The thin Midwestern line for Michigan as it wakes up Sunday morning having started September slammed by Alabama and ending it with a wake-up call after its first loss to Notre Dame since 2008.
Michigan is not one of the best teams in the country. In the Big Ten, where mediocrity has set up a permanent residence this month, it might not have to be.
When the Wolverines process what happened Saturday night in a 13-6 loss to Notre Dame, they'll realize they aren't incredibly far from what they want, from Brady Hoke's stated goal every season.
To win the Big Ten.
If the Wolverines build on signs of improvement Saturday in the defense, they have a shot at a league title. There's a confidence from Michigan it can do so.
"We're going to take this bye week and make strides in the areas we need to," senior safety Jordan Kovacs said. "And get ready to make a championship run in the Big Ten."
Yes, a six-turnover game with five interceptions could be an outlier in the law of averages for both Denard Robinson and Michigan, but it is concerning for an offense which has turned the ball over 11 times in four games.

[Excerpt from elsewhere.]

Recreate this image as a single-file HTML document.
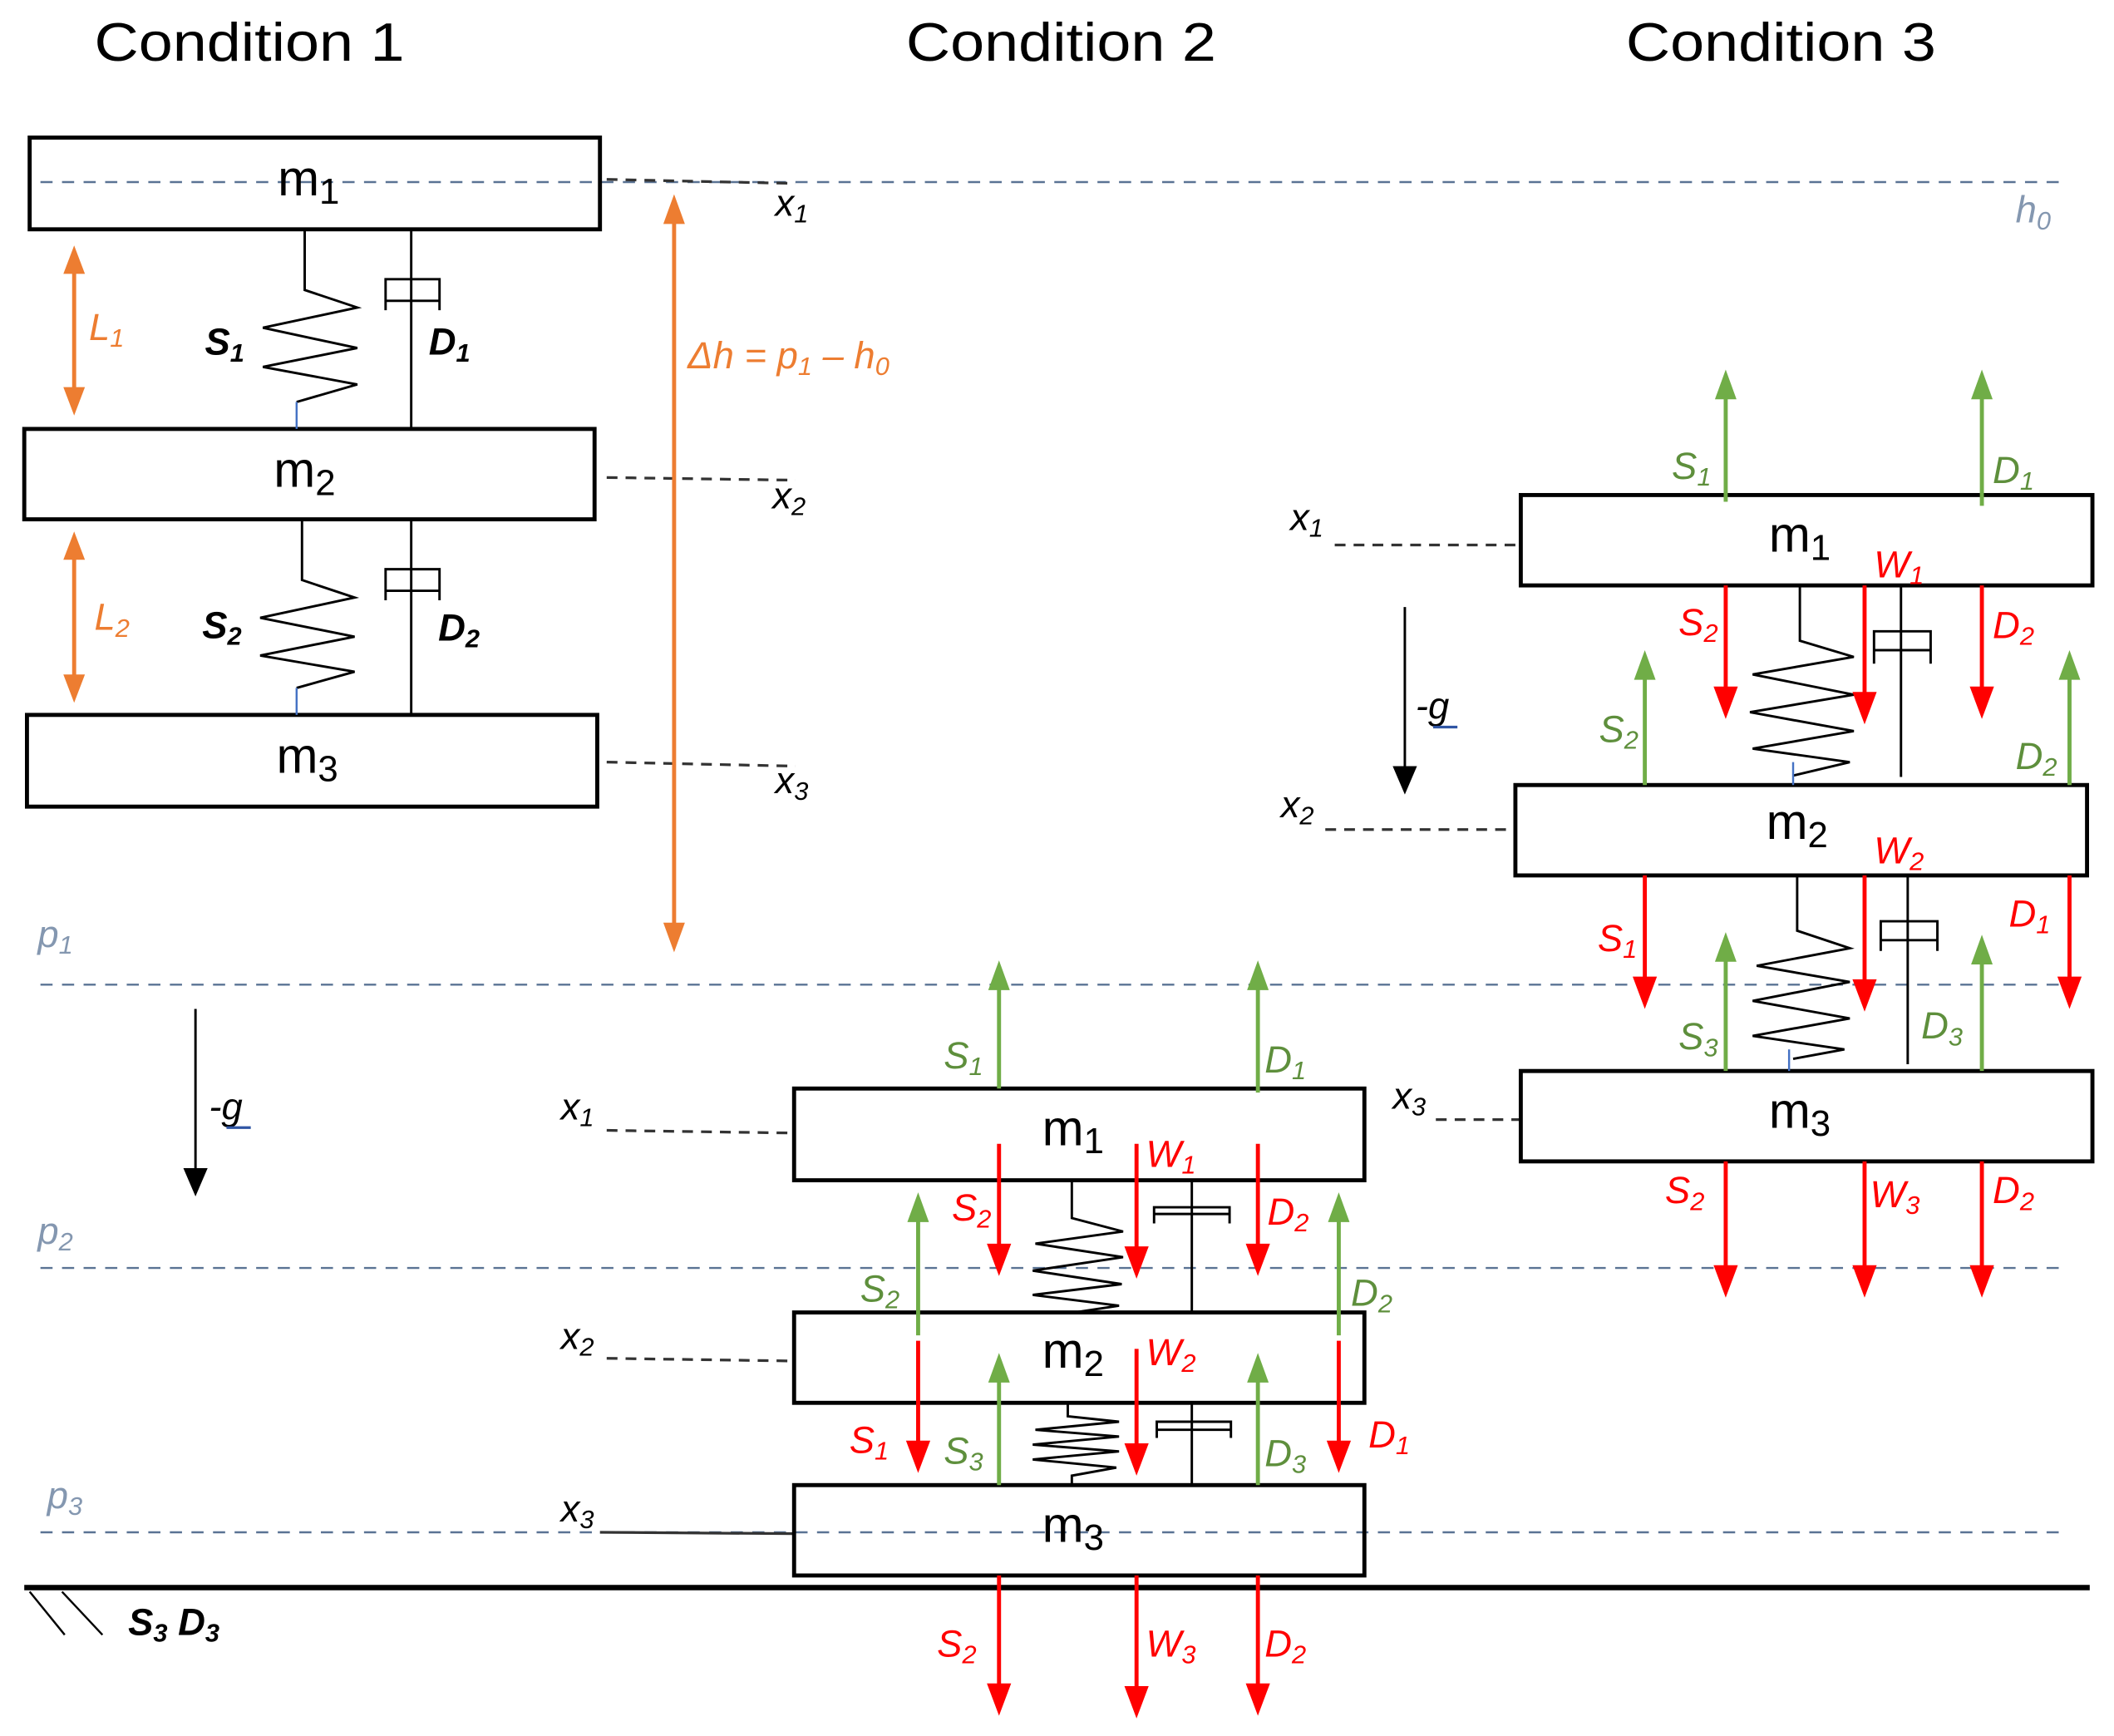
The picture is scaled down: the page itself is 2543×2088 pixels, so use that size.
<!DOCTYPE html>
<html><head><meta charset="utf-8">
<style>
html,body{margin:0;padding:0;background:#fff;}
svg{display:block;}
text{font-family:"Liberation Sans",sans-serif;}
.t{font-size:40px;}
.m{font-size:37px;}
.i{font-style:italic;font-size:28px;}
.b{font-weight:bold;}
.s{font-size:19px;}
.gl{fill:#5E8F3C;}
.r{fill:#FF0000;}
.o{fill:#ED7D31;}
.p{fill:#8497B0;}
.G{fill:#70AD47;} .R{fill:#FF0000;} .O{fill:#ED7D31;}
</style></head>
<body>
<svg width="2543" height="2088" viewBox="0 0 1568 1287" preserveAspectRatio="none" xmlns="http://www.w3.org/2000/svg">
<rect width="1568" height="1287" fill="#fff"/>

<text class="t" x="70" y="45" textLength="230" lengthAdjust="spacingAndGlyphs">Condition 1</text>
<text class="t" x="672" y="45" textLength="230" lengthAdjust="spacingAndGlyphs">Condition 2</text>
<text class="t" x="1206" y="45" textLength="230" lengthAdjust="spacingAndGlyphs">Condition 3</text>

<g stroke="#5A7394" stroke-width="1.5" stroke-dasharray="9,7" fill="none">
<line x1="30" y1="135" x2="1530" y2="135"/>
<line x1="30" y1="730" x2="1530" y2="730"/>
<line x1="30" y1="940" x2="1530" y2="940"/>
<line x1="30" y1="1136" x2="1530" y2="1136"/>
</g>
<text class="i p" x="1495" y="165">h<tspan class="s" dy="5">0</tspan></text>
<text class="i p" x="28" y="702">p<tspan class="s" dy="5">1</tspan></text>
<text class="i p" x="28" y="922">p<tspan class="s" dy="5">2</tspan></text>
<text class="i p" x="35" y="1118">p<tspan class="s" dy="5">3</tspan></text>

<line x1="18" y1="1177" x2="1550" y2="1177" stroke="#000" stroke-width="4"/>
<line x1="22" y1="1180" x2="48" y2="1212" stroke="#000" stroke-width="1.5"/>
<line x1="46" y1="1180" x2="76" y2="1212" stroke="#000" stroke-width="1.5"/>
<text class="i b" x="95" y="1212">S<tspan class="s" dy="5">3</tspan><tspan dy="-5"> D</tspan><tspan class="s" dy="5">3</tspan></text>

<g stroke="#333" stroke-width="2" stroke-dasharray="8,6" fill="none">
<line x1="450" y1="133" x2="590" y2="136"/>
<line x1="450" y1="354" x2="590" y2="356"/>
<line x1="450" y1="565" x2="590" y2="568"/>
<line x1="450" y1="838" x2="589" y2="840"/>
<line x1="450" y1="1007" x2="589" y2="1009"/>
<line x1="990" y1="404" x2="1128" y2="404"/>
<line x1="983" y1="615" x2="1124" y2="615"/>
<line x1="1065" y1="830" x2="1128" y2="830"/>
</g>
<line x1="445" y1="1136" x2="589" y2="1137" stroke="#333" stroke-width="2"/>
<text class="i" x="575" y="160">x<tspan class="s" dy="5">1</tspan></text>
<text class="i" x="573" y="377">x<tspan class="s" dy="5">2</tspan></text>
<text class="i" x="575" y="588">x<tspan class="s" dy="5">3</tspan></text>
<text class="i" x="416" y="830">x<tspan class="s" dy="5">1</tspan></text>
<text class="i" x="416" y="1000">x<tspan class="s" dy="5">2</tspan></text>
<text class="i" x="416" y="1128">x<tspan class="s" dy="5">3</tspan></text>
<text class="i" x="957" y="393">x<tspan class="s" dy="5">1</tspan></text>
<text class="i" x="950" y="606">x<tspan class="s" dy="5">2</tspan></text>
<text class="i" x="1033" y="822">x<tspan class="s" dy="5">3</tspan></text>

<g fill="#fff" stroke="#000" stroke-width="3">
<rect x="22" y="102" width="423" height="68" fill="none"/>
<rect x="18" y="318" width="423" height="67"/>
<rect x="20" y="530" width="423" height="68"/>
<rect x="589" y="807" width="423" height="68"/>
<rect x="589" y="973" width="423" height="67"/>
<rect x="589" y="1101" width="423" height="67" fill="none"/>
<rect x="1128" y="367" width="424" height="67"/>
<rect x="1124" y="582" width="424" height="67"/>
<rect x="1128" y="794" width="424" height="67"/>
</g>
<text class="m" x="206" y="145">m<tspan font-size="27" dy="6">1</tspan></text>
<text class="m" x="203" y="361">m<tspan font-size="27" dy="6">2</tspan></text>
<text class="m" x="205" y="573">m<tspan font-size="27" dy="6">3</tspan></text>
<text class="m" x="773" y="849">m<tspan font-size="27" dy="6">1</tspan></text>
<text class="m" x="773" y="1014">m<tspan font-size="27" dy="6">2</tspan></text>
<text class="m" x="773" y="1143">m<tspan font-size="27" dy="6">3</tspan></text>
<text class="m" x="1312" y="409">m<tspan font-size="27" dy="6">1</tspan></text>
<text class="m" x="1310" y="622">m<tspan font-size="27" dy="6">2</tspan></text>
<text class="m" x="1312" y="836">m<tspan font-size="27" dy="6">3</tspan></text>

<g stroke="#000" stroke-width="1.8" fill="none">
<polyline points="226,170 226,215 265,228 195,243 265,258 195,272 265,285 220,298"/>
<polyline points="224,385 224,430 263,443 193,458 263,472 193,486 263,498 220,510"/>
<line x1="305" y1="170" x2="305" y2="318"/>
<path d="M286,230 V207 H326 V230 M286,223 H326"/>
<line x1="305" y1="385" x2="305" y2="530"/>
<path d="M286,445 V422 H326 V445 M286,438 H326"/>
<polyline points="795,875 795,903 833,913 768,922 833,932 766,942 832,952 766,960 830,968 797,973"/>
<line x1="884" y1="875" x2="884" y2="973"/>
<path d="M856,907 V895 H912 V907 M856,900 H912"/>
<polyline points="792,1040 792,1050 830,1054 768,1060 830,1065 766,1071 830,1076 766,1082 828,1088 795,1094 795,1101"/>
<line x1="884" y1="1040" x2="884" y2="1101"/>
<path d="M858,1066 V1054 H913 V1066 M858,1060 H913"/>
<polyline points="1335,434 1335,475 1375,487 1300,500 1375,515 1298,528 1375,542 1300,555 1372,565 1330,575"/>
<line x1="1410" y1="434" x2="1410" y2="576"/>
<path d="M1390,492 V468 H1432 V492 M1390,482 H1432"/>
<polyline points="1333,649 1333,690 1372,703 1303,716 1372,728 1300,742 1372,755 1300,768 1368,778 1330,785"/>
<line x1="1415" y1="649" x2="1415" y2="789"/>
<path d="M1395,705 V683 H1437 V705 M1395,697 H1437"/>
</g>
<g stroke="#4472C4" stroke-width="1.5">
<line x1="220" y1="298" x2="220" y2="318"/>
<line x1="220" y1="510" x2="220" y2="530"/>
<line x1="1330" y1="565" x2="1330" y2="582"/>
<line x1="1327" y1="778" x2="1327" y2="794"/>
</g>
<text class="i b" x="152" y="263">S<tspan class="s" dy="5">1</tspan></text>
<text class="i b" x="318" y="263">D<tspan class="s" dy="5">1</tspan></text>
<text class="i b" x="150" y="473">S<tspan class="s" dy="5">2</tspan></text>
<text class="i b" x="325" y="475">D<tspan class="s" dy="5">2</tspan></text>

<!-- orange double arrows -->
<g stroke="#ED7D31" stroke-width="3">
<line x1="55" y1="200" x2="55" y2="290"/>
<line x1="55" y1="412" x2="55" y2="503"/>
<line x1="500" y1="162" x2="500" y2="688"/>
</g>
<polygon class="O" points="55,182 47,203 63,203"/><polygon class="O" points="55,308 47,287 63,287"/>
<polygon class="O" points="55,394 47,415 63,415"/><polygon class="O" points="55,521 47,500 63,500"/>
<polygon class="O" points="500,144 492,166 508,166"/><polygon class="O" points="500,706 492,684 508,684"/>
<text class="i o" x="66" y="252">L<tspan class="s" dy="5">1</tspan></text>
<text class="i o" x="70" y="467">L<tspan class="s" dy="5">2</tspan></text>
<text class="i o" x="510" y="273" font-size="30">Δh = p<tspan class="s" dy="5">1</tspan><tspan dy="-5"> – h</tspan><tspan class="s" dy="5">0</tspan></text>

<!-- gravity -->
<g stroke="#000" stroke-width="1.8">
<line x1="145" y1="748" x2="145" y2="868"/>
<line x1="1042" y1="450" x2="1042" y2="570"/>
</g>
<polygon points="145,887 136,866 154,866" fill="#000"/>
<polygon points="1042,589 1033,568 1051,568" fill="#000"/>
<text class="i" x="155" y="830">-g</text><line x1="168" y1="836" x2="186" y2="836" stroke="#2F55A4" stroke-width="2"/>
<text class="i" x="1050" y="533">-g</text><line x1="1063" y1="539" x2="1081" y2="539" stroke="#2F55A4" stroke-width="2"/>

<!-- green arrows: line + up head -->
<g stroke="#70AD47" stroke-width="3">
<line x1="741" y1="807" x2="741" y2="730"/>
<line x1="933" y1="810" x2="933" y2="730"/>
<line x1="681" y1="990" x2="681" y2="902"/>
<line x1="993" y1="990" x2="993" y2="902"/>
<line x1="741" y1="1101" x2="741" y2="1021"/>
<line x1="933" y1="1101" x2="933" y2="1021"/>
<line x1="1280" y1="372" x2="1280" y2="292"/>
<line x1="1470" y1="375" x2="1470" y2="292"/>
<line x1="1220" y1="582" x2="1220" y2="500"/>
<line x1="1535" y1="582" x2="1535" y2="500"/>
<line x1="1280" y1="794" x2="1280" y2="709"/>
<line x1="1470" y1="794" x2="1470" y2="711"/>
</g>
<g class="G">
<polygon points="741,712 733,734 749,734"/>
<polygon points="933,712 925,734 941,734"/>
<polygon points="681,884 673,906 689,906"/>
<polygon points="993,884 985,906 1001,906"/>
<polygon points="741,1003 733,1025 749,1025"/>
<polygon points="933,1003 925,1025 941,1025"/>
<polygon points="1280,274 1272,296 1288,296"/>
<polygon points="1470,274 1462,296 1478,296"/>
<polygon points="1220,482 1212,504 1228,504"/>
<polygon points="1535,482 1527,504 1543,504"/>
<polygon points="1280,691 1272,713 1288,713"/>
<polygon points="1470,693 1462,715 1478,715"/>
</g>

<!-- red arrows -->
<g stroke="#FF0000" stroke-width="3">
<line x1="741" y1="848" x2="741" y2="928"/>
<line x1="843" y1="848" x2="843" y2="930"/>
<line x1="933" y1="848" x2="933" y2="928"/>
<line x1="681" y1="994" x2="681" y2="1074"/>
<line x1="843" y1="1000" x2="843" y2="1076"/>
<line x1="993" y1="994" x2="993" y2="1074"/>
<line x1="741" y1="1168" x2="741" y2="1254"/>
<line x1="843" y1="1168" x2="843" y2="1256"/>
<line x1="933" y1="1168" x2="933" y2="1254"/>
<line x1="1280" y1="434" x2="1280" y2="515"/>
<line x1="1383" y1="434" x2="1383" y2="519"/>
<line x1="1470" y1="434" x2="1470" y2="515"/>
<line x1="1220" y1="649" x2="1220" y2="730"/>
<line x1="1383" y1="649" x2="1383" y2="732"/>
<line x1="1535" y1="649" x2="1535" y2="730"/>
<line x1="1280" y1="861" x2="1280" y2="944"/>
<line x1="1383" y1="861" x2="1383" y2="944"/>
<line x1="1470" y1="861" x2="1470" y2="944"/>
</g>
<g class="R">
<polygon points="741,946 732,922 750,922"/>
<polygon points="843,948 834,924 852,924"/>
<polygon points="933,946 924,922 942,922"/>
<polygon points="681,1092 672,1068 690,1068"/>
<polygon points="843,1094 834,1070 852,1070"/>
<polygon points="993,1092 984,1068 1002,1068"/>
<polygon points="741,1272 732,1248 750,1248"/>
<polygon points="843,1274 834,1250 852,1250"/>
<polygon points="933,1272 924,1248 942,1248"/>
<polygon points="1280,533 1271,509 1289,509"/>
<polygon points="1383,537 1374,513 1392,513"/>
<polygon points="1470,533 1461,509 1479,509"/>
<polygon points="1220,748 1211,724 1229,724"/>
<polygon points="1383,750 1374,726 1392,726"/>
<polygon points="1535,748 1526,724 1544,724"/>
<polygon points="1280,962 1271,938 1289,938"/>
<polygon points="1383,962 1374,938 1392,938"/>
<polygon points="1470,962 1461,938 1479,938"/>
</g>

<text class="i gl" x="700" y="792">S<tspan class="s" dy="5">1</tspan></text>
<text class="i gl" x="938" y="795">D<tspan class="s" dy="5">1</tspan></text>
<text class="i r" x="706" y="905">S<tspan class="s" dy="5">2</tspan></text>
<text class="i r" x="850" y="865">W<tspan class="s" dy="5">1</tspan></text>
<text class="i r" x="940" y="908">D<tspan class="s" dy="5">2</tspan></text>
<text class="i gl" x="638" y="965">S<tspan class="s" dy="5">2</tspan></text>
<text class="i gl" x="1002" y="968">D<tspan class="s" dy="5">2</tspan></text>
<text class="i r" x="630" y="1077">S<tspan class="s" dy="5">1</tspan></text>
<text class="i r" x="850" y="1012">W<tspan class="s" dy="5">2</tspan></text>
<text class="i r" x="1015" y="1073">D<tspan class="s" dy="5">1</tspan></text>
<text class="i gl" x="700" y="1085">S<tspan class="s" dy="5">3</tspan></text>
<text class="i gl" x="938" y="1087">D<tspan class="s" dy="5">3</tspan></text>
<text class="i r" x="695" y="1228">S<tspan class="s" dy="5">2</tspan></text>
<text class="i r" x="850" y="1228">W<tspan class="s" dy="5">3</tspan></text>
<text class="i r" x="938" y="1228">D<tspan class="s" dy="5">2</tspan></text>

<text class="i gl" x="1240" y="355">S<tspan class="s" dy="5">1</tspan></text>
<text class="i gl" x="1478" y="358">D<tspan class="s" dy="5">1</tspan></text>
<text class="i r" x="1245" y="471">S<tspan class="s" dy="5">2</tspan></text>
<text class="i r" x="1390" y="428">W<tspan class="s" dy="5">1</tspan></text>
<text class="i r" x="1478" y="473">D<tspan class="s" dy="5">2</tspan></text>
<text class="i gl" x="1186" y="550">S<tspan class="s" dy="5">2</tspan></text>
<text class="i gl" x="1495" y="570">D<tspan class="s" dy="5">2</tspan></text>
<text class="i r" x="1185" y="705">S<tspan class="s" dy="5">1</tspan></text>
<text class="i r" x="1390" y="640">W<tspan class="s" dy="5">2</tspan></text>
<text class="i r" x="1490" y="687">D<tspan class="s" dy="5">1</tspan></text>
<text class="i gl" x="1245" y="778">S<tspan class="s" dy="5">3</tspan></text>
<text class="i gl" x="1425" y="770">D<tspan class="s" dy="5">3</tspan></text>
<text class="i r" x="1235" y="892">S<tspan class="s" dy="5">2</tspan></text>
<text class="i r" x="1387" y="895">W<tspan class="s" dy="5">3</tspan></text>
<text class="i r" x="1478" y="892">D<tspan class="s" dy="5">2</tspan></text>
</svg>
</body></html>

It is also concerning for Robinson, who has six touchdowns, eight interceptions and is completing 54.8 percent of his passes -- slightly higher than the 48.6 percent he completed in the non-conference season in 2011.
While Robinson and Michigan's offensive inability to produce continue to be baffling in certain situations, the Wolverines had positives.
Their defense forced turnovers, coming up with its first two interceptions of the season. Michigan's defensive front appeared to start finding its form, much like a season ago when the defense started improving in the fourth game of the season.
The offensive line also showed blocking promise in the run and pass game at the same time for the first time this season.
"Both our fronts came out and played better than we have in the first three games, and that's a plus," Hoke said. "I think there's some young guys who are getting better weekly, Joe Bolden I think, and I think the competition we have going on there.
"There's a couple of those guys. So I think as we analyze it and look at it and get back to work, it's still going to come down to little things in the game of football and still going to come down to the fundamentals and how you want to play."
The best news for Michigan is it has two weeks to figure it out.
"We look forward to playing Big Ten football," Kovacs said. "The bye week falls at a pretty good time for us where we can regroup, gather ourselves and look forward to making some strides."
Whether Michigan makes those strides against Purdue in two weeks will go a long way to determining whether the Wolverines can make a run in the Big Ten.
Michigan looked shaky offensively for much of the game against Notre Dame, but the defense and even the offensive line late showed some positive signs heading into Big Ten play.